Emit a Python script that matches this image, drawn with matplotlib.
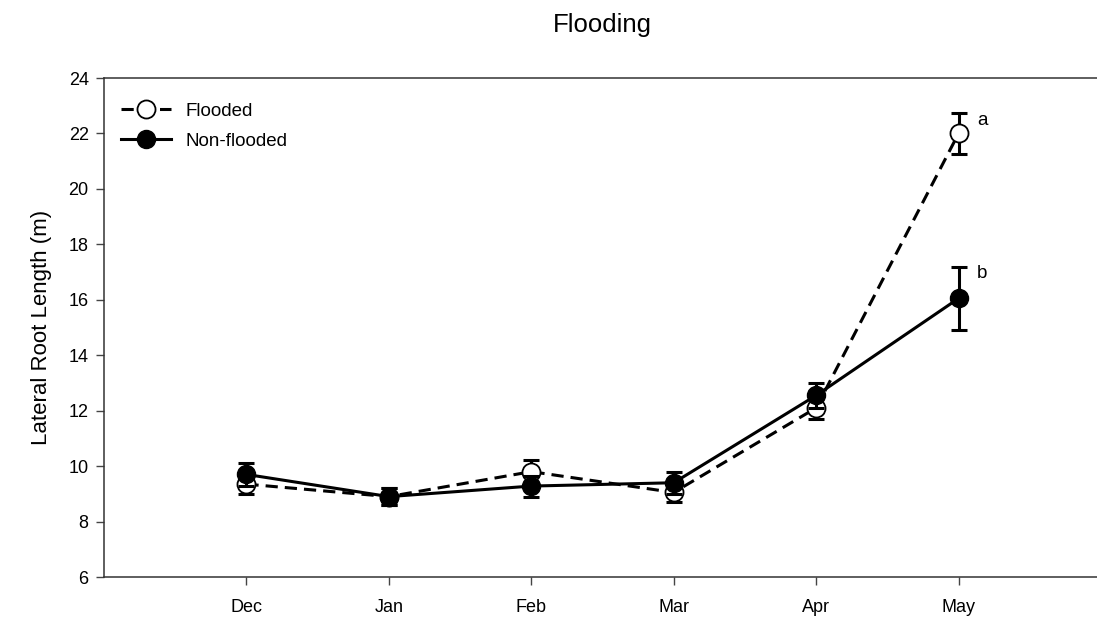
import matplotlib.pyplot as plt
import numpy as np

plt.rcParams["font.family"] = ["Liberation Sans", "DejaVu Sans"]

months = ["Dec", "Jan", "Feb", "Mar", "Apr", "May"]
flooded = [9.35, 8.9, 9.8, 9.05, 12.1, 22.0]
flooded_se = [0.35, 0.3, 0.42, 0.33, 0.4, 0.75]
non_flooded = [9.7, 8.9, 9.28, 9.4, 12.55, 16.05]
non_flooded_se = [0.4, 0.3, 0.38, 0.4, 0.45, 1.15]
letters = ["a", "b"]

x = np.arange(len(months))

fig = plt.figure(figsize=(10.97, 6.26), dpi=100)
ax = fig.add_axes([104 / 1097, 1 - 577 / 626, 997 / 1097, 499 / 626])

lw = 2.2
# flooded: dashed line, open circles
ax.errorbar(x, flooded, yerr=flooded_se, fmt="none", ecolor="black",
            elinewidth=lw, capsize=6, capthick=lw, zorder=2)
ax.plot(x, flooded, color="black", lw=lw, dashes=(4, 2.3), marker="o",
        markersize=13, markerfacecolor="white", markeredgecolor="black",
        markeredgewidth=1.3, label="Flooded", zorder=3)
# non-flooded: solid line, filled circles
ax.errorbar(x, non_flooded, yerr=non_flooded_se, fmt="none", ecolor="black",
            elinewidth=lw, capsize=6, capthick=lw, zorder=4)
ax.plot(x, non_flooded, color="black", lw=lw, ls="-", marker="o",
        markersize=13, markerfacecolor="black", markeredgecolor="black",
        label="Non-flooded", zorder=5)

# significance letters at May
ax.text(x[-1] + 0.13, flooded[-1] + 0.45, letters[0], fontsize=13.5, va="center", ha="left")
ax.text(x[-1] + 0.13, non_flooded[-1] + 0.9, letters[1], fontsize=13.5, va="center", ha="left")

ax.set_xlim(-1, 6)
ax.set_ylim(6, 24)
ax.set_yticks(np.arange(6, 25, 2))
ax.set_xticks(x)
ax.set_xticklabels(months)
ax.tick_params(axis="both", direction="out", labelsize=13, length=6,
               width=1, color="#444444")
ax.tick_params(axis="x", pad=10)
ax.tick_params(axis="y", pad=5)
for s in ["left", "bottom", "top"]:
    ax.spines[s].set_linewidth(1.1)
    ax.spines[s].set_color("#333333")
ax.spines["right"].set_visible(False)

ax.set_ylabel("Lateral Root Length (m)", fontsize=16, labelpad=12)
ax.set_title("Flooding", fontsize=18.5, pad=33)

ax.legend(loc="upper left", frameon=False, fontsize=13.5, handlelength=2.7,
          handletextpad=0.75, labelspacing=0.68, borderaxespad=0.6,
          bbox_to_anchor=(-0.002, 0.988))

fig.savefig("out.png", dpi=100)
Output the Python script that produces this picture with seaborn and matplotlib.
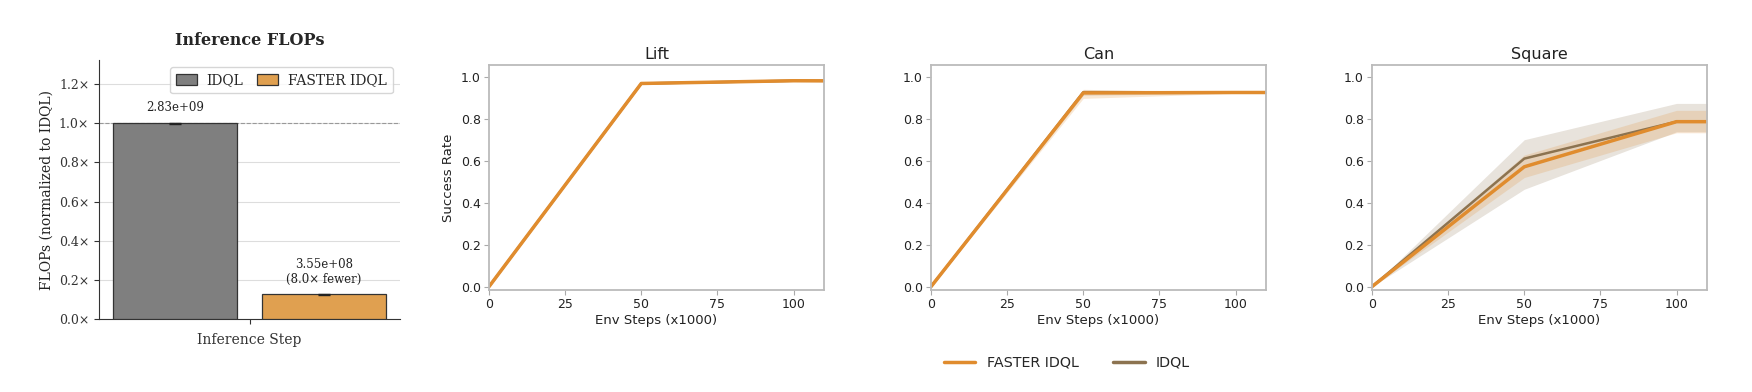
import numpy as np
import pandas as pd
import matplotlib
matplotlib.use("Agg")
import matplotlib.pyplot as plt
import seaborn as sns
from matplotlib.lines import Line2D

sns.set_theme(style="white")
plt.rcParams["font.family"] = ["DejaVu Sans"]

# ---------------- data ----------------
methods_bar = ["IDQL", "FASTER IDQL"]
flops_raw = [2.83e9, 3.55e8]
flops_norm = [1.0, 0.1254]
bar_labels = ["2.83e+09", "3.55e+08\n(8.0\u00d7 fewer)"]

tasks = ["Lift", "Can", "Square"]
env_steps = [0, 50, 100, 150]

faster_mean = {
    "Lift":   [0.0, 0.968, 0.981, 0.979],
    "Can":    [0.0, 0.923, 0.925, 0.925],
    "Square": [0.0, 0.571, 0.786, 0.786],
}
faster_lo = {
    "Lift":   [0.0, 0.964, 0.977, 0.975],
    "Can":    [0.0, 0.897, 0.921, 0.921],
    "Square": [0.0, 0.520, 0.733, 0.733],
}
faster_hi = {
    "Lift":   [0.0, 0.972, 0.986, 0.983],
    "Can":    [0.0, 0.940, 0.929, 0.929],
    "Square": [0.0, 0.627, 0.840, 0.840],
}
idql_mean = {
    "Lift":   [0.0, 0.968, 0.981, 0.979],
    "Can":    [0.0, 0.926, 0.925, 0.925],
    "Square": [0.0, 0.610, 0.786, 0.786],
}
idql_lo = {
    "Lift":   [0.0, 0.965, 0.978, 0.976],
    "Can":    [0.0, 0.912, 0.921, 0.921],
    "Square": [0.0, 0.464, 0.738, 0.738],
}
idql_hi = {
    "Lift":   [0.0, 0.971, 0.985, 0.982],
    "Can":    [0.0, 0.938, 0.929, 0.929],
    "Square": [0.0, 0.700, 0.873, 0.873],
}

GRAY = "#7f7f7f"
ORANGE_BAR = "#e0a050"
ORANGE = "#e08c2e"
IDQL_C = "#8c7350"

W, H = 1752, 392
fig = plt.figure(figsize=(W / 100, H / 100), dpi=100)

# ---------------- bar panel ----------------
axb = fig.add_axes([99 / W, 1 - 319 / H, (400 - 99) / W, (319 - 60) / H])
df_bar = pd.DataFrame({"step": ["Inference Step"] * 2, "method": methods_bar, "norm": flops_norm})
sns.barplot(data=df_bar, x="step", y="norm", hue="method", hue_order=methods_bar,
            palette=[GRAY, ORANGE_BAR], saturation=1, edgecolor="#333333", linewidth=0.9,
            gap=0.167, errorbar=None, ax=axb, zorder=3)
axb.set_xlim(-0.404, 0.404)
axb.set_ylim(0, 1.323)
ticks = [0, 0.2, 0.4, 0.6, 0.8, 1.0, 1.2]
axb.set_yticks(ticks)
axb.set_yticklabels([f"{t:.1f}\u00d7" for t in ticks], family="DejaVu Serif", fontsize=9, color="#333333")
axb.set_xticks([0])
axb.set_xticklabels([""])
axb.set_xlabel("Inference Step", family="DejaVu Serif", fontsize=10, color="#333333", labelpad=3)
axb.set_ylabel("FLOPs (normalized to IDQL)", family="DejaVu Serif", fontsize=10, color="#222222")
axb.set_title("Inference FLOPs", family="DejaVu Serif", fontsize=11.5, fontweight="bold", pad=11)
axb.grid(axis="y", color="#dddddd", linewidth=0.8, zorder=0)
axb.set_axisbelow(True)
axb.axhline(1.0, color="#999999", linestyle="--", linewidth=0.8, zorder=2)
for s in ["top", "right"]:
    axb.spines[s].set_visible(False)
for s in ["left", "bottom"]:
    axb.spines[s].set_color("#333333")
    axb.spines[s].set_linewidth(0.8)
axb.tick_params(axis="both", direction="out", length=3.5, width=0.8, color="#333333", left=True, bottom=True)

bars = [p for p in axb.patches if p.get_height() > 0]
bars = sorted(bars, key=lambda p: p.get_x())
for p, lab in zip(bars, bar_labels):
    cx = p.get_x() + p.get_width() / 2
    h = p.get_height()
    axb.errorbar(cx, h, yerr=0.002, color="#222222", capsize=4, elinewidth=1, capthick=1, zorder=4)
    axb.text(cx, h + 0.045, lab, ha="center", va="bottom", family="DejaVu Serif",
             fontsize=8.5, color="#222222", linespacing=1.15)

leg = axb.legend(loc="upper right", ncol=2, prop={"family": "DejaVu Serif", "size": 10},
                 frameon=True, fancybox=True, edgecolor="#cccccc", handlelength=1.5,
                 handleheight=0.8, borderaxespad=0.5, columnspacing=1.0, handletextpad=0.7,
                 borderpad=0.45)
leg.set_title(None)

# ---------------- line panels ----------------
lefts = [489, 931, 1372]
for task, left in zip(tasks, lefts):
    ax = fig.add_axes([left / W, 1 - 290 / H, 335 / W, (290 - 65) / H])
    x = np.array(env_steps)
    for name, mean, lo, hi, col, lw in [("IDQL", idql_mean, idql_lo, idql_hi, IDQL_C, 1.8),
                                        ("FASTER IDQL", faster_mean, faster_lo, faster_hi, ORANGE, 2.5)]:
        m = np.array(mean[task])
        ax.fill_between(x, lo[task], hi[task], color=col, alpha=0.2, linewidth=0)
        sns.lineplot(x=x, y=m, color=col, linewidth=lw, ax=ax, legend=False)
    ax.set_xlim(0, 110)
    ax.set_ylim(-0.016, 1.056)
    ax.set_xticks([0, 25, 50, 75, 100])
    ax.set_yticks([0.0, 0.2, 0.4, 0.6, 0.8, 1.0])
    ax.set_yticklabels([f"{t:.1f}" for t in [0.0, 0.2, 0.4, 0.6, 0.8, 1.0]])
    ax.tick_params(axis="both", labelsize=9, length=3.5, width=0.8, color="#aaaaaa",
                   labelcolor="#222222", left=True, bottom=True, direction="out", pad=2.5)
    for s in ax.spines.values():
        s.set_visible(True)
        s.set_color("#bbbbbb")
        s.set_linewidth(1.3)
    ax.set_title(task, fontsize=11.5, color="#222222", pad=4)
    ax.set_xlabel("Env Steps (x1000)", fontsize=9.5, color="#222222", labelpad=2)
    if task == "Lift":
        ax.set_ylabel("Success Rate", fontsize=9.5, color="#222222")
    else:
        ax.set_ylabel("")

handles = [Line2D([0], [0], color=ORANGE, linewidth=2.5),
           Line2D([0], [0], color=IDQL_C, linewidth=2.5)]
fig.legend(handles, ["FASTER IDQL", "IDQL"], loc="center", ncol=2,
           bbox_to_anchor=(1067 / W, 1 - 363 / H), frameon=False, fontsize=10.3,
           handlelength=2.2, columnspacing=2.4)

fig.savefig("out.png", dpi=100)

Task brief: Show each line holding the word "with".

Solution:
Emit a Python script that matches this image, drawn with matplotlib.
Output the Python script that produces this picture with seaborn and matplotlib.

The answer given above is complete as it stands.